1. Markdown (.md)#
- Lightweight, human-readable documentation format
- Converts easily to HTML
- Simple syntax:
# Heading 1
## Heading 2
**bold**, *italic*, `code`
- bullet point
[link text](url)

- Best for: README files, documentation, notebooks, wikis
- ❌ NOT suitable for complex formatted documents (use DOCX)

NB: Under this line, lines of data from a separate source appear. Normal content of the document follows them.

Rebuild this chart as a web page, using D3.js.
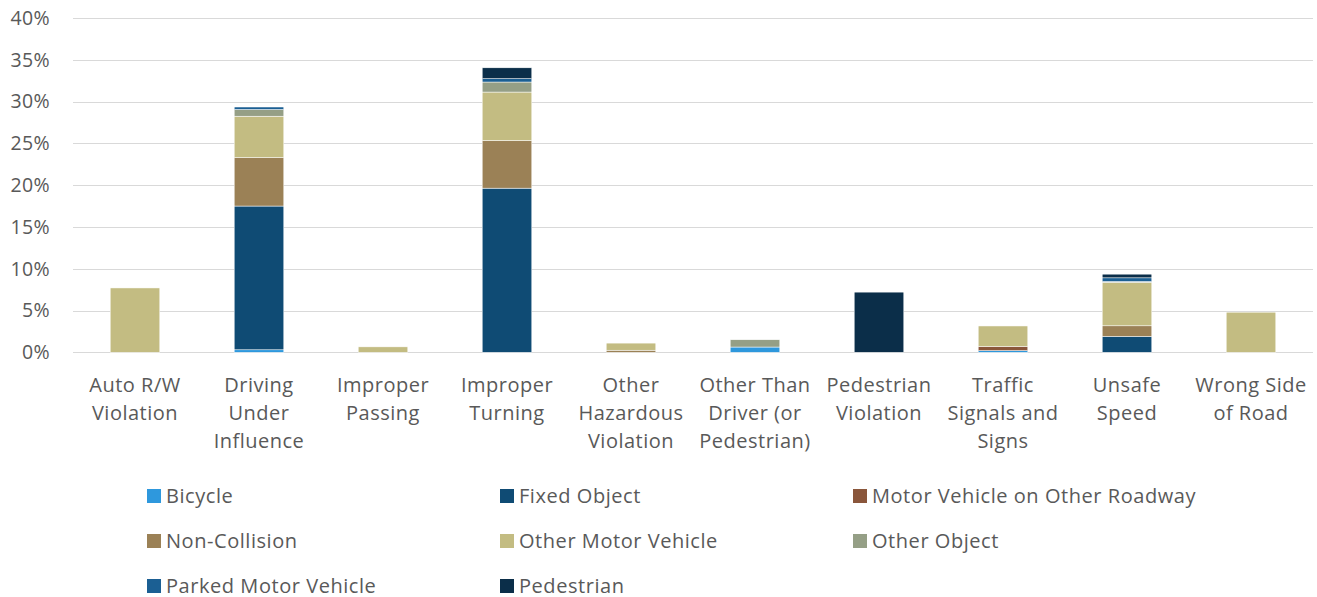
<!DOCTYPE html>
<html>
<head>
<meta charset="utf-8">
<script src="https://cdn.jsdelivr.net/npm/d3@7"></script>
<style>
  body { margin: 0; background: #fff; }
  svg { display: block; font-family: "Open Sans", sans-serif; }
</style>
</head>
<body>
<svg id="chart"></svg>
<script>
// categories (label lines split by "|")
const categories = [
  "Auto R/W|Violation", "Driving|Under|Influence", "Improper|Passing", "Improper|Turning",
  "Other|Hazardous|Violation", "Other Than|Driver (or|Pedestrian)", "Pedestrian|Violation",
  "Traffic|Signals and|Signs", "Unsafe|Speed", "Wrong Side|of Road"
];

const seriesNames = [
  "Bicycle", "Fixed Object", "Motor Vehicle on Other Roadway", "Non-Collision",
  "Other Motor Vehicle", "Other Object", "Parked Motor Vehicle", "Pedestrian"
];

// values in percent, one per category
const bicycle            = [0, 0.3, 0, 0, 0, 0.63, 0, 0.2, 0, 0];
const fixedObject        = [0, 17.2, 0, 19.64, 0, 0, 0, 0, 1.9, 0];
const mvOtherRoadway     = [0, 0, 0, 0, 0, 0, 0, 0.5, 0, 0];
const nonCollision       = [0, 5.8, 0, 5.7, 0.25, 0, 0, 0, 1.27, 0];
const otherMotorVehicle  = [7.7, 4.95, 0.65, 5.8, 0.85, 0, 0, 2.45, 5.2, 4.8];
const otherObject        = [0, 0.8, 0, 1.2, 0, 0.87, 0, 0, 0.1, 0];
const parkedMotorVehicle = [0, 0.3, 0, 0.4, 0, 0, 0, 0, 0.44, 0];
const pedestrian         = [0, 0, 0, 1.3, 0, 0, 7.2, 0, 0.44, 0];

const yTicks = [0, 5, 10, 15, 20, 25, 30, 35, 40];

const colors = ["#2e98dd", "#0f4b74", "#8a563b", "#9b8156", "#c3bc82", "#959f86", "#1b5f93", "#0b2e49"];

const width = 1317, height = 597;
const margin = { top: 18, right: 4, bottom: 245, left: 73 };

const seriesValues = [bicycle, fixedObject, mvOtherRoadway, nonCollision,
  otherMotorVehicle, otherObject, parkedMotorVehicle, pedestrian];

const table = categories.map((c, i) => {
  const row = { cat: c };
  seriesNames.forEach((s, j) => { row[s] = seriesValues[j][i]; });
  return row;
});

const stacked = d3.stack().keys(seriesNames)(table);

const svg = d3.select("#chart")
  .attr("width", width)
  .attr("height", height);

const x = d3.scaleBand()
  .domain(categories)
  .range([margin.left, width - margin.right])
  .paddingInner(0.6)
  .paddingOuter(0.3);

const y = d3.scaleLinear()
  .domain([0, 40])
  .range([352.3, margin.top]);

const color = d3.scaleOrdinal().domain(seriesNames).range(colors);

// gridlines
svg.append("g")
  .selectAll("line")
  .data(yTicks)
  .join("line")
    .attr("x1", margin.left)
    .attr("x2", width - margin.right)
    .attr("y1", d => Math.round(y(d)) + 0.5)
    .attr("y2", d => Math.round(y(d)) + 0.5)
    .attr("stroke", "#d9d9d9")
    .attr("stroke-width", 1.2);

// y axis labels
svg.append("g")
  .selectAll("text")
  .data(yTicks)
  .join("text")
    .attr("x", 50)
    .attr("y", d => y(d))
    .attr("dy", "0.35em")
    .attr("text-anchor", "end")
    .attr("fill", "#595959")
    .attr("font-size", 19.5)
    .attr("letter-spacing", 0.4)
    .text(d => d + "%");

// bars
svg.append("g")
  .selectAll("g")
  .data(stacked)
  .join("g")
    .attr("fill", d => color(d.key))
  .selectAll("rect")
  .data(d => d.filter(p => p[1] - p[0] > 0))
  .join("rect")
    .attr("x", d => x(d.data.cat))
    .attr("y", d => y(d[1]))
    .attr("width", x.bandwidth())
    .attr("height", d => y(d[0]) - y(d[1]))
    .attr("stroke", "#ffffff")
    .attr("stroke-width", 0.5);

// category labels
const catLabels = svg.append("g")
  .selectAll("text")
  .data(categories)
  .join("text")
    .attr("x", d => x(d) + x.bandwidth() / 2)
    .attr("y", 385)
    .attr("text-anchor", "middle")
    .attr("fill", "#595959")
    .attr("font-size", 20)
    .attr("letter-spacing", 0.5);

catLabels.selectAll("tspan")
  .data(d => d.split("|"))
  .join("tspan")
    .attr("x", function () { return d3.select(this.parentNode).attr("x"); })
    .attr("y", (d, i) => 385 + i * 28.4)
    .attr("dy", "0.33em")
    .text(d => d);

// legend
const legend = svg.append("g");
const legendItems = legend.selectAll("g")
  .data(seriesNames)
  .join("g")
    .attr("transform", (d, i) => `translate(${147 + (i % 3) * 353}, ${496 + Math.floor(i / 3) * 45})`);

legendItems.append("rect")
  .attr("x", 0)
  .attr("y", -7)
  .attr("width", 14)
  .attr("height", 14)
  .attr("fill", d => color(d));

legendItems.append("text")
  .attr("x", 19)
  .attr("y", 0)
  .attr("dy", "0.35em")
  .attr("fill", "#595959")
  .attr("font-size", 20)
  .attr("letter-spacing", 0.55)
  .text(d => d);
</script>
</body>
</html>
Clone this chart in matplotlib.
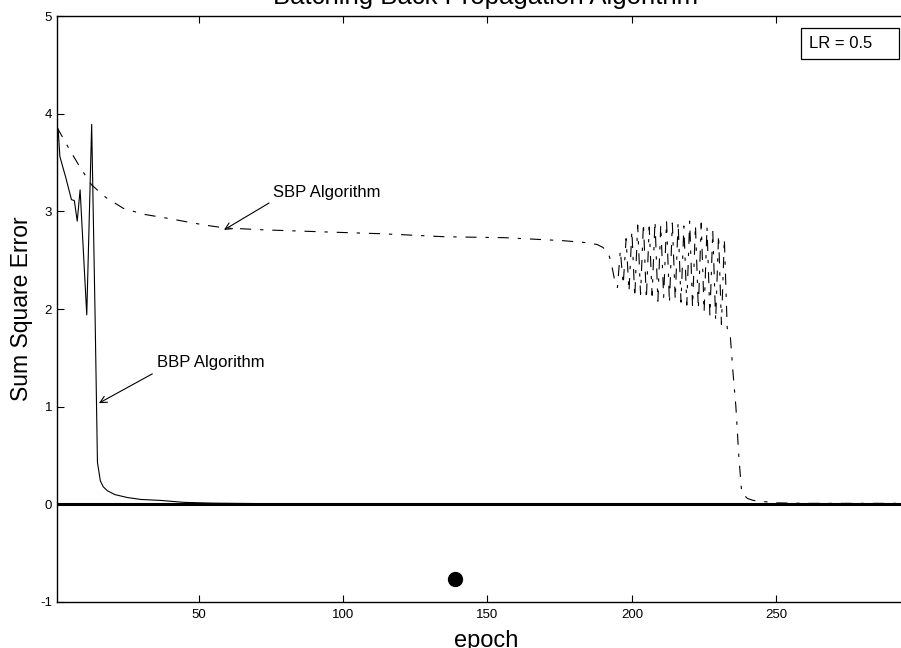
import matplotlib
matplotlib.use("Agg")
import matplotlib.pyplot as plt
from matplotlib.patches import Rectangle

plt.rcParams['font.family'] = ['Liberation Sans', 'DejaVu Sans']
plt.rcParams['axes.unicode_minus'] = False

# --- data ---
bbp_epoch = [1, 1.4, 2, 4, 6, 7, 8, 9, 11.3, 13, 14.2, 15, 16, 17, 18.4, 21, 25.3, 30, 36.9, 45, 55, 70, 298]
bbp_sse = [3.86, 3.84, 3.56, 3.35, 3.12, 3.11, 2.90, 3.22, 1.94, 3.89, 1.9, 0.43, 0.24, 0.18, 0.14, 0.10,
           0.07, 0.05, 0.04, 0.02, 0.012, 0.008, 0.008]

sbp_epoch = [1, 5, 9, 13, 18, 24, 31, 39, 52, 59, 73, 93, 114, 135, 156, 176, 184, 188, 190, 192,
             193, 194, 195, 196, 197, 198, 199, 200, 201, 202, 203, 204, 205, 206, 207, 208, 209,
             210, 211, 212, 213, 214, 215, 216, 217, 218, 219, 220, 221, 222, 223, 224, 225, 226,
             227, 228, 229, 230, 231, 232, 233, 234, 235, 236, 237, 238, 240, 242, 245, 250, 260, 298]
sbp_sse = [3.86, 3.65, 3.45, 3.27, 3.14, 3.03, 2.97, 2.93, 2.86, 2.83, 2.81, 2.79, 2.77, 2.74, 2.73,
           2.70, 2.68, 2.66, 2.63, 2.56,
           2.45, 2.30, 2.22, 2.60, 2.25, 2.72, 2.18, 2.80, 2.12, 2.86, 2.15, 2.88, 2.10, 2.84, 2.14,
           2.90, 2.08, 2.86, 2.12, 2.90, 2.06, 2.88, 2.10, 2.89, 2.07, 2.85, 2.04, 2.90, 2.02,
           2.86, 2.00, 2.88, 1.97, 2.84, 1.93, 2.80, 1.88, 2.76, 1.84, 2.72, 1.80, 1.75, 1.35,
           1.00, 0.50, 0.12, 0.06, 0.04, 0.03, 0.015, 0.01, 0.01]

dot_epoch = [138.9]
dot_value = [-0.765]

x_ticks = [50, 100, 150, 200, 250]
y_ticks = [-1, 0, 1, 2, 3, 4, 5]

fig = plt.figure(figsize=(9.01, 6.48), dpi=100)
# axes run slightly past the right edge, as in the cropped reference
ax = fig.add_axes([57 / 901, 46 / 648, (915 - 57) / 901, (602 - 16) / 648])

ax.plot(bbp_epoch, bbp_sse, color='black', lw=0.8)
ax.plot(sbp_epoch, sbp_sse, color='black', lw=0.8, linestyle=(0, (10, 8, 3, 8)))
ax.axhline(0, color='black', lw=2.2)
ax.plot(dot_epoch, dot_value, 'o', color='black', ms=10)

ax.set_xlim(1, 298)
ax.set_ylim(-1, 5)
ax.set_xticks(x_ticks)
ax.set_yticks(y_ticks)
ax.tick_params(direction='in', length=5, width=0.8, labelsize=9.5, top=True, right=True)
ax.tick_params(axis='x', pad=5)
ax.tick_params(axis='y', pad=3.5)
for s in ax.spines.values():
    s.set_linewidth(1.0)

ax.set_title('Batching Back Propagation Algorithm', fontsize=18.5, pad=8.5)
ax.set_xlabel('epoch', fontsize=17)
ax.xaxis.label.set_va('baseline')
ax.xaxis.set_label_coords((486 - 57) / (915 - 57), -(647 - 602) / 586)
ax.set_ylabel('Sum Square Error', fontsize=16.5)
ax.yaxis.set_label_coords(-(57 - 33) / 858, 0.5)
ax.yaxis.label.set_va('bottom')

arrow = dict(arrowstyle='->', color='black', lw=0.8, mutation_scale=12, shrinkA=0, shrinkB=0)
ax.annotate('', xy=(58.8, 2.81), xytext=(74.4, 3.085), arrowprops=arrow)
ax.text(75.6, 3.19, 'SBP Algorithm', fontsize=12, va='center', ha='left')
ax.annotate('', xy=(15.5, 1.036), xytext=(34.0, 1.336), arrowprops=arrow)
ax.text(35.5, 1.45, 'BBP Algorithm', fontsize=12, va='center', ha='left')

# LR box in the upper right corner
fig.patches.append(Rectangle((801 / 901, 1 - 59 / 648), 98 / 901, 31 / 648,
                             transform=fig.transFigure, fill=False, lw=0.9, ec='black'))
fig.text(809 / 901, 1 - 44 / 648, 'LR = 0.5', fontsize=12, va='center', ha='left')

fig.savefig('out.png', dpi=100)
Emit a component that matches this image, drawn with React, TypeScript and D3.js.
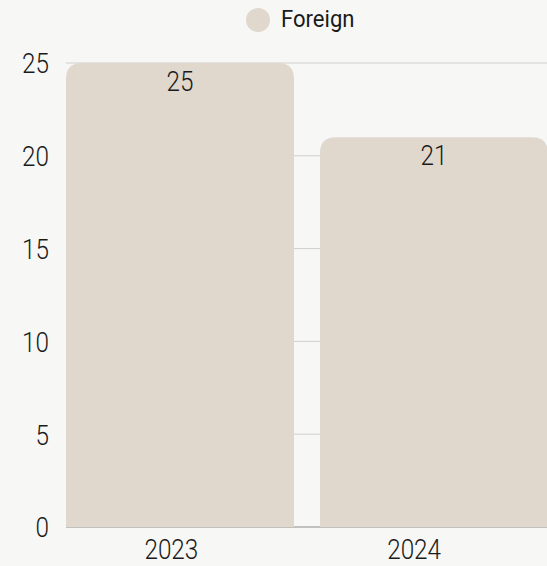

- ❌ NOT binary - fully readable as plain text
2. DOCX (Word Document)#
- Microsoft Word format
- Supports rich formatting: tables, headers, page numbers, styles
- NOT ideal for lightweight documentation
- NOT easily converted to HTML without tools
- Best for: formal reports, letters, documents sent to clients
- ❌ Binary format - not human-readable as plain text
- ❌ Requires Word or compatible software to open properly
3. Binary Blob#
- Raw binary data with no human-readable structure
- Cannot be opened in text editor meaningfully
- Examples: compiled files, encrypted data, raw image data
- ❌ NOT suitable for documentation
- ❌ NOT human-readable
4. Parquet#
- Columnar storage format
- Most efficient for large numeric arrays
- Minimal storage overhead - uses compression
- Stores data type information (schema-aware)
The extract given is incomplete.